Problem =
Below are some entries. Copy each line that holds the string "draw".

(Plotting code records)
________

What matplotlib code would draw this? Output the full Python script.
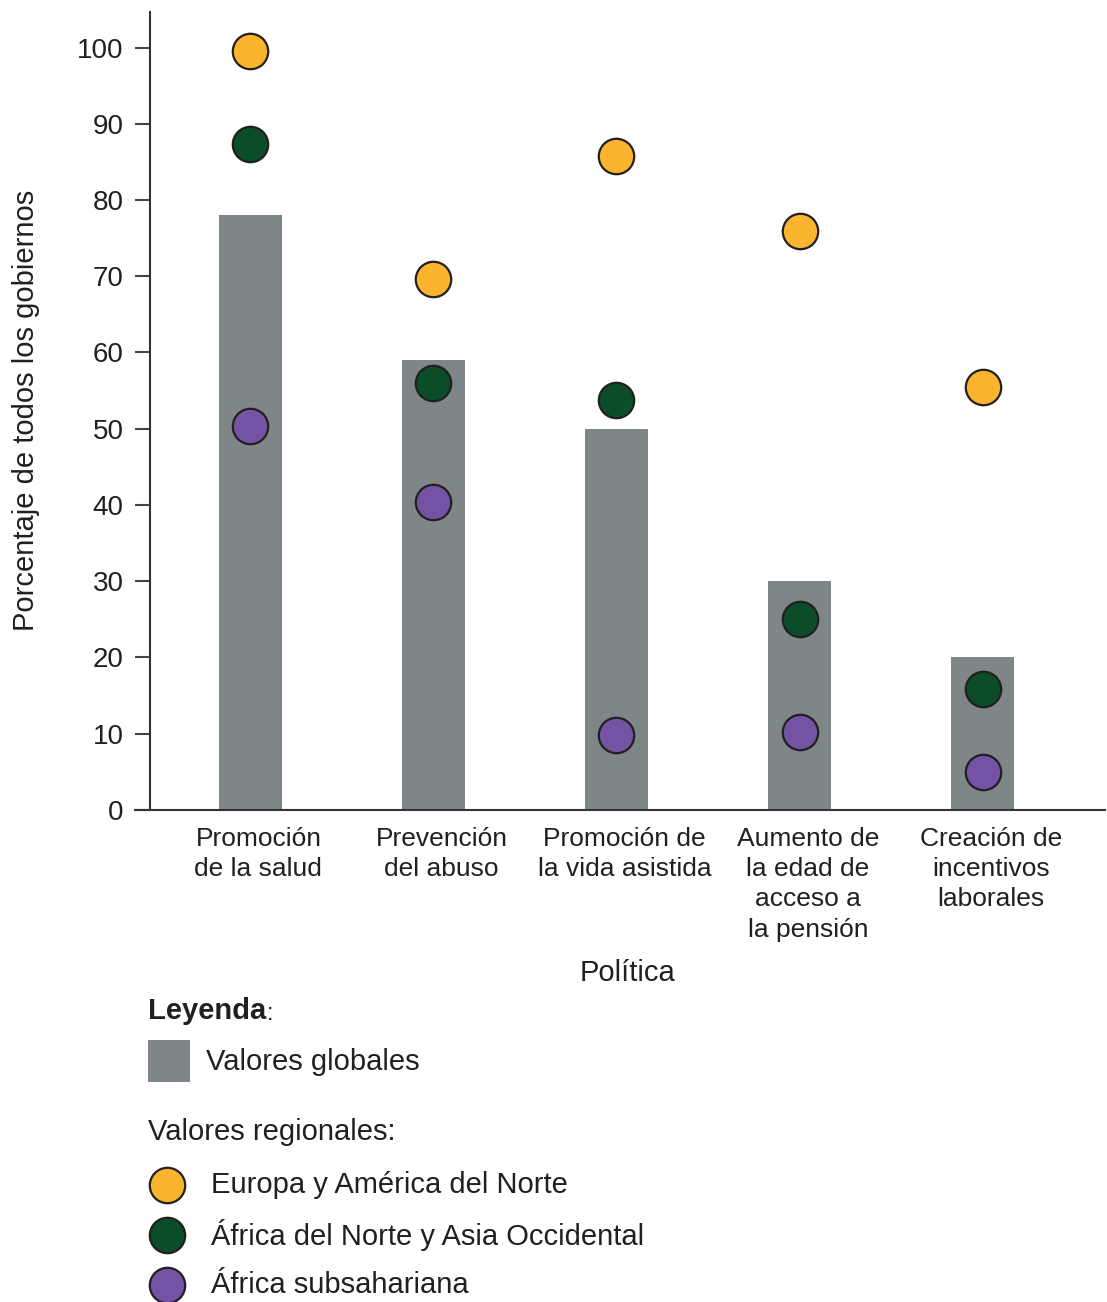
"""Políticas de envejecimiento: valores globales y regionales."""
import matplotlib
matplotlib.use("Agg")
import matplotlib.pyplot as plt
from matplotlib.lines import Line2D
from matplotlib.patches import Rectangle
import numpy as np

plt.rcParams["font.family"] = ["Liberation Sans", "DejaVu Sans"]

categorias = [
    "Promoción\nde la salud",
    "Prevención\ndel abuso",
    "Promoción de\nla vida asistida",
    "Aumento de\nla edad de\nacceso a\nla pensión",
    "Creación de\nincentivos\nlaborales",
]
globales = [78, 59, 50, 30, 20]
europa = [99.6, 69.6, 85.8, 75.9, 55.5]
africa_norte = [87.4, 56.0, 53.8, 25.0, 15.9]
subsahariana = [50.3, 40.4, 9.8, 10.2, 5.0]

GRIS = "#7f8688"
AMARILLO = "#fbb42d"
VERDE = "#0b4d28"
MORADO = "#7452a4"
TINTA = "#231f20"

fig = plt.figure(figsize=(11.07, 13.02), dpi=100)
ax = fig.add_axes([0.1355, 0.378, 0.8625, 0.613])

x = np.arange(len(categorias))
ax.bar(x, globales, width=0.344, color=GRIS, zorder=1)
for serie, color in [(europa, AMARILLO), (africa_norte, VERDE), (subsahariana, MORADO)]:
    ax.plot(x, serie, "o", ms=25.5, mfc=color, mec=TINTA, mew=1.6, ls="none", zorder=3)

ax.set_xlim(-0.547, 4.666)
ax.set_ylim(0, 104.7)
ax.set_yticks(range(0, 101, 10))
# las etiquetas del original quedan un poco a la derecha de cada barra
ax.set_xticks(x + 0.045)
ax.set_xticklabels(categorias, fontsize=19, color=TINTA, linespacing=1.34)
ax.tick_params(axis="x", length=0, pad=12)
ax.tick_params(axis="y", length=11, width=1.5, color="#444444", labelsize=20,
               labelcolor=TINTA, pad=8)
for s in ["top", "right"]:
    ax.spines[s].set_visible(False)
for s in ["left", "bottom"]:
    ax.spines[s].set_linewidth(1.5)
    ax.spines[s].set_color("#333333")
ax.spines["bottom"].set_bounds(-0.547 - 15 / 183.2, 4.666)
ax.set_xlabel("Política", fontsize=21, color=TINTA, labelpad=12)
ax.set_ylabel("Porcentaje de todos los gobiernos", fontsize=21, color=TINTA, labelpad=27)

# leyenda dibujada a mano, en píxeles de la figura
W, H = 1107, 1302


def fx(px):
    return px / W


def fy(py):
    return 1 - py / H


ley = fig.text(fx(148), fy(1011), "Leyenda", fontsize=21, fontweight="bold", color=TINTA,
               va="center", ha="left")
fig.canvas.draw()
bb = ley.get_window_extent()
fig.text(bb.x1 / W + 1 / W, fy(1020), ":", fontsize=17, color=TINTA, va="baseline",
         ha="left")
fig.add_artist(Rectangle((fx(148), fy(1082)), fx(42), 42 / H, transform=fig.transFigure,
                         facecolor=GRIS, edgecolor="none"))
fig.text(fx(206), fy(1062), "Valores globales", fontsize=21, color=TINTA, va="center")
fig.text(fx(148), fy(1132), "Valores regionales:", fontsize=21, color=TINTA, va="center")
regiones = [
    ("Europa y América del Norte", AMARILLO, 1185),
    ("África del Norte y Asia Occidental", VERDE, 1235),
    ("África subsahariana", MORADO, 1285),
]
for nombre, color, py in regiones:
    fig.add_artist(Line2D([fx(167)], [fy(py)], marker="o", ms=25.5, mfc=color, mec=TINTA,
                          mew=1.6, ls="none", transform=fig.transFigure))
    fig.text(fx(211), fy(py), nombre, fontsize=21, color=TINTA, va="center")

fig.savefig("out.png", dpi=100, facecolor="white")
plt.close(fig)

________

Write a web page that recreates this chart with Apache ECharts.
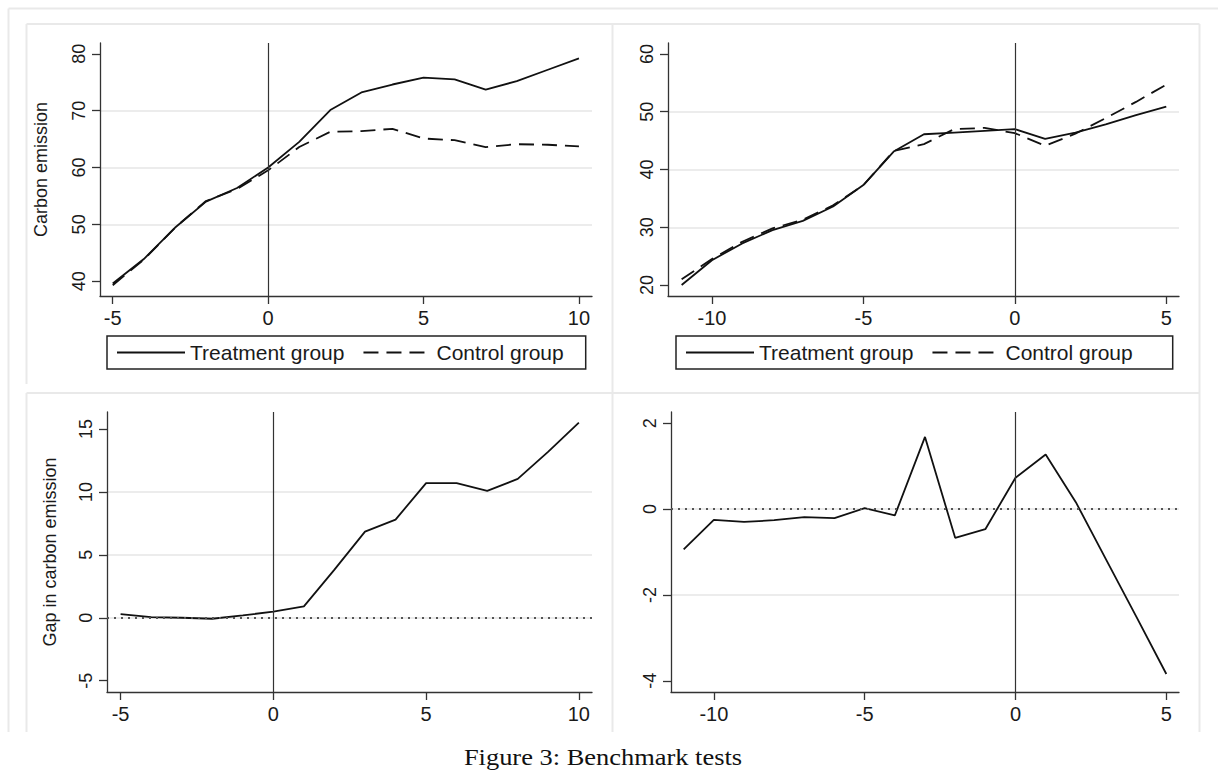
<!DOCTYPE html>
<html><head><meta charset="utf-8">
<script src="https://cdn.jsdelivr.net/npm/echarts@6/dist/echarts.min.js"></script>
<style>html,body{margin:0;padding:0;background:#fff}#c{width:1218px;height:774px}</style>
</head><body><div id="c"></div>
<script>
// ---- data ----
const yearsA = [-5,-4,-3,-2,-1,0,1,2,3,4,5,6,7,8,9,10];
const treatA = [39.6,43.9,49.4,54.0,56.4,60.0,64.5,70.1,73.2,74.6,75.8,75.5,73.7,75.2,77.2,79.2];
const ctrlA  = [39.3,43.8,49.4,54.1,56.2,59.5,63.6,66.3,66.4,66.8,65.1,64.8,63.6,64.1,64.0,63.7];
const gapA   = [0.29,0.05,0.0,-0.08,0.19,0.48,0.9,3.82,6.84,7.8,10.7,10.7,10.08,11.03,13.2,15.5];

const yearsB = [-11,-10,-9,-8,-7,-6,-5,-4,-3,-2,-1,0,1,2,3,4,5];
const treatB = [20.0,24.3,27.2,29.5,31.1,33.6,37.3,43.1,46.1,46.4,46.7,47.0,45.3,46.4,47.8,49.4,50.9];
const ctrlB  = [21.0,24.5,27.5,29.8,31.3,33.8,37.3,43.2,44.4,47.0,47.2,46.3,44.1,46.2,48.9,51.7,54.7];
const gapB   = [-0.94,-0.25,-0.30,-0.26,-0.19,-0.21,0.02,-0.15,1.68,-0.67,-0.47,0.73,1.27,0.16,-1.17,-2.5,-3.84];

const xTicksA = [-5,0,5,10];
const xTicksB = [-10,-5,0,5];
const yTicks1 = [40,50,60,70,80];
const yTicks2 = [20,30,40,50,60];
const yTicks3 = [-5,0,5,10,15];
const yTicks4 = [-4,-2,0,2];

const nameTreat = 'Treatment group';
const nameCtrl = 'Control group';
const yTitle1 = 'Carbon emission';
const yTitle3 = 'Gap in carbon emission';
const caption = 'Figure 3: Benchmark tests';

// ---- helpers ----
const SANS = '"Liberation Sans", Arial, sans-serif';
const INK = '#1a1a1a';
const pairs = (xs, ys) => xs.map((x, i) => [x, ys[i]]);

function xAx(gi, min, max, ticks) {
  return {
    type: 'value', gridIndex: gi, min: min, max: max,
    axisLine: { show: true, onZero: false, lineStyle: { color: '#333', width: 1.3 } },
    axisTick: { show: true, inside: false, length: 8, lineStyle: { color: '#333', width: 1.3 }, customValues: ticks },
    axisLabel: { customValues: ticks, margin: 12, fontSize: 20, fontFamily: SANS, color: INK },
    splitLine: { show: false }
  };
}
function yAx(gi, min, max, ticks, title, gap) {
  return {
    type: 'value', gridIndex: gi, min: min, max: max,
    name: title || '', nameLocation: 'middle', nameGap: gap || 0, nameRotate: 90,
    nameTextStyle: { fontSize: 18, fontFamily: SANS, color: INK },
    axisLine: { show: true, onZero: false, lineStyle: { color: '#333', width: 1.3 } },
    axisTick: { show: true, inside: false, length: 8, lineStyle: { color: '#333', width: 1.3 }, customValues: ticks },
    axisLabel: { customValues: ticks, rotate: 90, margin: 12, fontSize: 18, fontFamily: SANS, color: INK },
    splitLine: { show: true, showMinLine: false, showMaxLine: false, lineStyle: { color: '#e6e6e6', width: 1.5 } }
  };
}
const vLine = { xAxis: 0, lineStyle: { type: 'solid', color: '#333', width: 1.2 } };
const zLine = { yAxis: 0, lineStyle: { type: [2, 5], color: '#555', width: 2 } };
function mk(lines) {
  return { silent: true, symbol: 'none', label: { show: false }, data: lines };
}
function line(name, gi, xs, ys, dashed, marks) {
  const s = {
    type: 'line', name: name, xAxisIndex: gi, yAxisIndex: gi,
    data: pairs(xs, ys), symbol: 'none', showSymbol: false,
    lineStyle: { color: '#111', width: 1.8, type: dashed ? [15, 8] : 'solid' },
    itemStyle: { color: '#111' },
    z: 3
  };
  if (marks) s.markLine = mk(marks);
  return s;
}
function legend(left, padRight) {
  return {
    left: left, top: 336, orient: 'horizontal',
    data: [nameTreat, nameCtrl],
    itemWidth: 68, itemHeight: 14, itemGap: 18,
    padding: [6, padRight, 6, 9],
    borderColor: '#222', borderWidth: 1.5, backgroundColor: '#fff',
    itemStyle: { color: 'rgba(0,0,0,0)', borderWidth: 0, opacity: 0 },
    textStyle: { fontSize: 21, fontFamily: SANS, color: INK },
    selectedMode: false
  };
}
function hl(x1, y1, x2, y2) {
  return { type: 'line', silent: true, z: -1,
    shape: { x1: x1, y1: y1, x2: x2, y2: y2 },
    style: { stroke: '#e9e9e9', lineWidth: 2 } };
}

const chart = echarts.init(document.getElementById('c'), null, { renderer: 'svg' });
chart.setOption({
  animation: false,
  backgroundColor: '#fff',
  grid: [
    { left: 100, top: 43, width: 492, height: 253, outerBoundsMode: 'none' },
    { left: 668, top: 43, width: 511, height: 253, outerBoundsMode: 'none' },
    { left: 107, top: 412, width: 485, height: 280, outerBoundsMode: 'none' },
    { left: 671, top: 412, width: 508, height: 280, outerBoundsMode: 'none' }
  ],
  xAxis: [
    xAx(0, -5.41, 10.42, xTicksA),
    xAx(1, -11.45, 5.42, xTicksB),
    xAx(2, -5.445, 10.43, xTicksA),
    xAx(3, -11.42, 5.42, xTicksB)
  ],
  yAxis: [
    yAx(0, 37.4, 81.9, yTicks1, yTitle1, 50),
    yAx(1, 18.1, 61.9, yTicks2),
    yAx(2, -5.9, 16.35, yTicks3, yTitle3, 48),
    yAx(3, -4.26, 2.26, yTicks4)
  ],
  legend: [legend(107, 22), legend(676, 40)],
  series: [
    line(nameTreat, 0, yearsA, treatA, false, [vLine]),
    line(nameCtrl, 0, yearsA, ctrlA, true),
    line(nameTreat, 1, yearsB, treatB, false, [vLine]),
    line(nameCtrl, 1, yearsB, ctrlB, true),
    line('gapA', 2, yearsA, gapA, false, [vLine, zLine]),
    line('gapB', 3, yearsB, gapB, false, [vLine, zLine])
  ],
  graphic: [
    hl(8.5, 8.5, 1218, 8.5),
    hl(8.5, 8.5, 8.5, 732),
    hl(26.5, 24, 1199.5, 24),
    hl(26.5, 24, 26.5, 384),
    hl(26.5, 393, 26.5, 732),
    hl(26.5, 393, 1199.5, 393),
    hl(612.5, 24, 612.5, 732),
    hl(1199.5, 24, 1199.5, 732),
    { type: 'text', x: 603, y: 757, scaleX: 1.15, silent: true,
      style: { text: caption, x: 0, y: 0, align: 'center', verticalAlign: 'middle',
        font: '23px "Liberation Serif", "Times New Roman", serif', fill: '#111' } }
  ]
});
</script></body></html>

________

Correct output =
What matplotlib code would draw this? Output the full Python script.
fig.canvas.draw()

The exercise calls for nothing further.